Court of Appeals of Ohio, Second District, Miami County
Dec 28, 2001
C.A. Case No. 2001 CA 29, T.C. Case No. 20130056 (Ohio Ct. App. Dec. 28, 2001)

Opinion

C.A. Case No. 2001 CA 29, T.C. Case No. 20130056.

Decided: December 28, 2001.

JAMES R. DICKS, JR., Atty. Reg. No. 0067166, 201 West Main Street, Troy, Ohio 45373 Attorney for Children's Services Board.

ANDREW T. SANDERSON, Atty. Reg. No. 0066327, 21 W. Church Street, Suite 201, Newark, Ohio 43055 Attorney for Appellant Robert B. Vollmer.


OPINION


Robert B. Vollmer is the attorney for the father of a child involved in a dependency action in the Juvenile Court of Miami County.

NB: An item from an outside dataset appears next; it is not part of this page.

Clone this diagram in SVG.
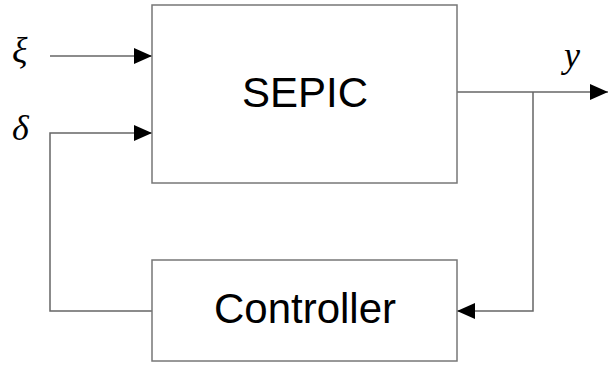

This appeal is not about the merits of that action. It is concerned only with the imposition of a $130 sanction against Attorney Vollmer for at the last minute preventing testimony of a witness who had already arrived in court. The $130 is the total amount of the fees the witness, Dr. Nims, testified that he lost because he had to cancel two appointments to come to the court. (Tr. 9).

The magistrate stated on the record that the unnecessarily last minute service by Attorney Vollmer of a revocation by his client of permission given to Dr. Nims to testify made at the very courtroom door was not "fair play." (Tr. 16-17), and she was "very angry" about it. (Tr. 15).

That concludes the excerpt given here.